Catherine Cragun, Brigham Young University
Social and Behavioral Sciences
Sibling relationships play a critical role in healthy development throughout childhood, adolescence and into adulthood (Dunn, 1983; Jensen, Whiteman, Fingerman, and Birditt, 2013; Stocker, Lanthier, and Furman, 1997). The quality of the relationship matters as well: a predominantly warm relationship is linked to less antisocial behavior, yet if there is mostly conflict it can be linked to depression and anxiety (Padilla-Walker, Harper, and Jensen, 2010). While the influence of the sibling relationship is well documented, much less is known about what influences it. Marital conflict is one likely deterrent to positive sibling relationships (Stocker and Youngblade, 1999), but there has been little attention to the effects of marital conflict and intimacy over time.

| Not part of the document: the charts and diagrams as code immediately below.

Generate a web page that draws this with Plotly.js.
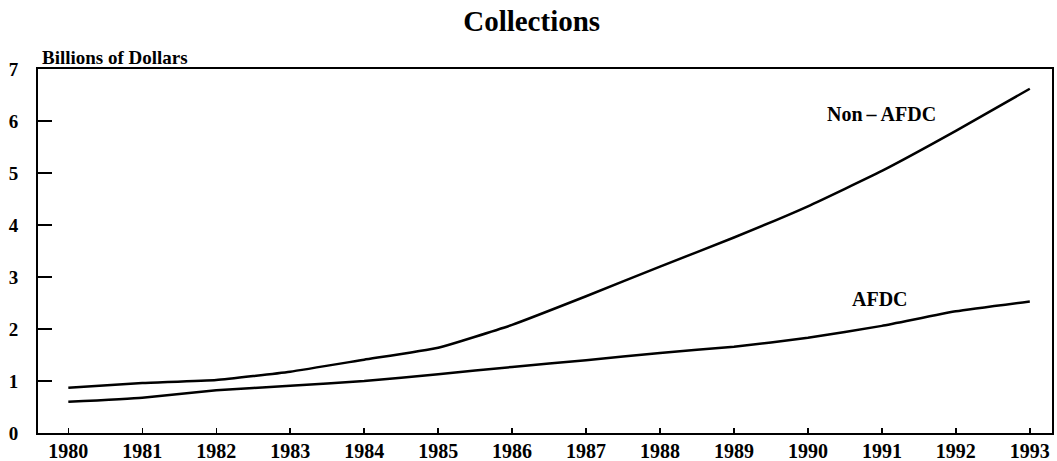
<!DOCTYPE html>
<html>
<head>
<meta charset="utf-8">
<script src="https://cdn.plot.ly/plotly-3.0.1.min.js"></script>
<style>html,body{margin:0;padding:0;background:#fff;}#chart{width:1057px;height:461px;}</style>
</head>
<body>
<div id="chart"></div>
<script>
const years = [1980,1981,1982,1983,1984,1985,1986,1987,1988,1989,1990,1991,1992,1993];
const nonAfdc = [0.87,0.96,1.02,1.18,1.41,1.64,2.08,2.63,3.2,3.76,4.36,5.04,5.81,6.62];
const afdc = [0.6,0.68,0.82,0.91,1.0,1.13,1.27,1.4,1.54,1.66,1.83,2.06,2.34,2.53];
const yTicks = [0,1,2,3,4,5,6,7];
const seriesLabels = ["Non\u2009\u2013\u2009AFDC","AFDC"];

const font = "Liberation Serif";
const data = [
  {x: years, y: nonAfdc, type: 'scatter', mode: 'lines', name: seriesLabels[0],
   line: {color: '#000', width: 2.5, shape: 'spline', smoothing: 0.4}},
  {x: years, y: afdc, type: 'scatter', mode: 'lines', name: seriesLabels[1],
   line: {color: '#000', width: 2.5, shape: 'spline', smoothing: 0.4}}
];
const layout = {
  width: 1057, height: 461,
  margin: {l: 38, r: 5, t: 69, b: 28},
  paper_bgcolor: '#fff', plot_bgcolor: '#fff',
  showlegend: false,
  font: {family: font, color: '#000'},
  title: {text: '<b>Collections</b>', x: 0.503, xanchor: 'center', y: 0.955, yanchor: 'middle',
          font: {family: font, size: 29, color: '#000'}},
  xaxis: {range: [1979.59, 1993.3], tickvals: years, ticktext: years.map(String),
          ticks: 'inside', ticklen: 5, tickwidth: 1.5, tickcolor: '#000',
          showline: true, linecolor: '#000', linewidth: 2, mirror: true,
          showgrid: false, zeroline: false, ticklabelstandoff: -1,
          tickfont: {family: font, size: 20, color: '#000', weight: 'bold'}},
  yaxis: {range: [0, 7], tickvals: yTicks, ticktext: yTicks.map(String),
          ticks: 'inside', ticklen: 14, tickwidth: 1.5, tickcolor: '#000',
          showline: true, linecolor: '#000', linewidth: 2, mirror: true,
          showgrid: false, zeroline: false, ticklabelstandoff: 14,
          tickfont: {family: font, size: 19, color: '#000', weight: 'bold'}},
  annotations: [
    {text: '<b>Billions of Dollars</b>', xref: 'paper', yref: 'paper', x: 0.002, y: 1.0,
     xanchor: 'left', yanchor: 'bottom', showarrow: false, yshift: -1,
     font: {family: font, size: 19, color: '#000'}},
    {text: '<b>' + seriesLabels[0] + '</b>', x: 1991.0, y: 6.14, showarrow: false,
     font: {family: font, size: 20, color: '#000'}},
    {text: '<b>' + seriesLabels[1] + '</b>', x: 1990.98, y: 2.57, showarrow: false,
     font: {family: font, size: 20, color: '#000'}}
  ]
};
Plotly.newPlot('chart', data, layout, {staticPlot: true, displayModeBar: false});
</script>
</body>
</html>
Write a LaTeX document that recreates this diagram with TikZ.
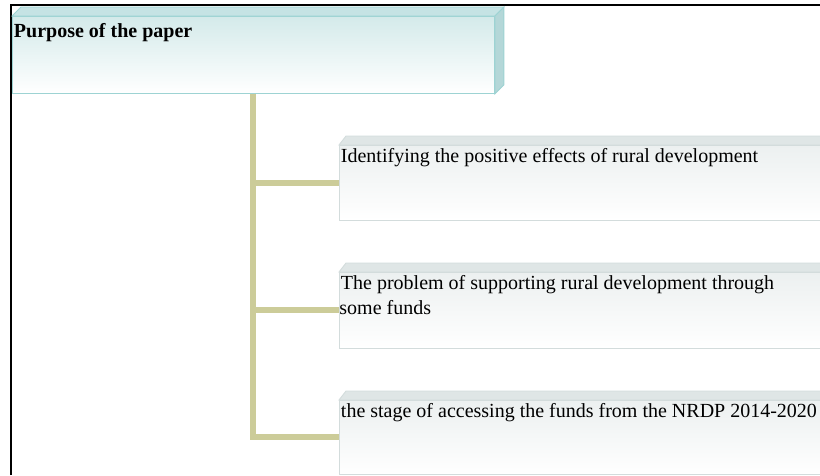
\documentclass[tikz,border=0pt]{standalone}
\usepackage{fontspec}
\setmainfont{Liberation Serif}
\usetikzlibrary{positioning, calc}
\definecolor{tealtop}{HTML}{D4EAEA}
\definecolor{tealedge}{HTML}{9DD3D3}
\definecolor{teallid}{HTML}{C5E3E4}
\definecolor{tealside}{HTML}{B4D7D8}
\definecolor{greytop}{HTML}{ECF0F0}
\definecolor{greyedge}{HTML}{D3DCDC}
\definecolor{greylid}{HTML}{DFE6E6}
\definecolor{branchcol}{HTML}{CCCC99}
\tikzset{
    goalbox/.style={draw=tealedge, line width=0.9pt, top color=tealtop, bottom color=white,
        inner sep=0pt, anchor=north west, font=\bfseries\fontsize{20}{25}\selectfont},
    itembox/.style={draw=greyedge, line width=0.9pt, top color=greytop, bottom color=white,
        inner sep=0pt, anchor=north west, font=\fontsize{20}{25}\selectfont},
    branch/.style={draw=branchcol, line width=6pt},
    frame/.style={draw=black, line width=2pt}
}
% text box of fixed size, text at the top
\newcommand{\boxtext}[4][17.5pt]{\parbox[t][#3][t]{#2}{\hspace*{1.5pt}\rule{0pt}{#1}#4}}
% slanted lid (and side) of a box
\newcommand{\lid}[4]{%
    \filldraw[fill=#2, draw=#3, line width=0.9pt] (#1.north west) -- ++(#4,-9)
        -- ($(#1.north east)+(#4,-9)$) -- (#1.north east) -- cycle;}
\newcommand{\side}[3]{%
    \filldraw[fill=#2, draw=#3, line width=0.9pt] (#1.north east) -- ++(9,-9)
        -- ($(#1.south east)+(9,-9)$) -- (#1.south east) -- cycle;}

\begin{document}
\begin{tikzpicture}[x=1pt, y=-1pt]
    \clip (0,0) rectangle (820,475);
    % Frame
    \draw[frame] (10.5,475) -- (10.5,5) -- (820,5);
    % Purpose
    \node[goalbox] (goal) at (12,16) {\boxtext[21pt]{482pt}{77pt}{Purpose of the paper}};
    \lid{goal}{teallid}{tealedge}{9}
    \side{goal}{tealside}{tealedge}
    % Items
    \node[itembox] (item1) at (339,145) {\boxtext{520pt}{75pt}{Identifying the positive effects of rural development}};
    \lid{item1}{greylid}{greyedge}{7}
    \node[itembox] (item2) at (339,272) {\boxtext{520pt}{76pt}{The problem of supporting rural development through\\ some funds}};
    \lid{item2}{greylid}{greyedge}{7}
    \node[itembox] (item3) at (339,400) {\boxtext{520pt}{74pt}{the stage of accessing the funds from the NRDP 2014-2020}};
    \lid{item3}{greylid}{greyedge}{7}
    % Branches
    \draw[branch] (goal.south) |- (item3.west);
    \draw[branch] (goal.south |- item1.west) -- (item1.west);
    \draw[branch] (goal.south |- item2.west) -- (item2.west);
\end{tikzpicture}
\end{document}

Our study will analyze how changes in marital conflict impact future warmth and conflict between siblings. Data for this study come from the Family Relationships Project (FRP). The FRP surveyed two parents and two children from 200 families 13 times (phases) from 1995 to 2012. During in-home and web-based interviews parents and children reported on their family relationships and personal development. Using SAS we are conducting a series of lagged multi-level models to examine how the marital relationship at an earlier phase relates to sibling relationships of the next phase. We will then juxtapose our analyses from the first seven phases with the final six to observe any long-term correlations. Preliminary analyses have revealed a negative correlation between marital conflict and siblings’ levels of intimacy during childhood (r = -.17, p < .05), but not in adolescence (r = -.10, p < .05). In conclusion, we anticipate that our complete analysis will support the hypothesis that marital relationships play a role in the development of sibling relationships but that those links vary across the developmental periods of childhood, adolescence, and early adulthood.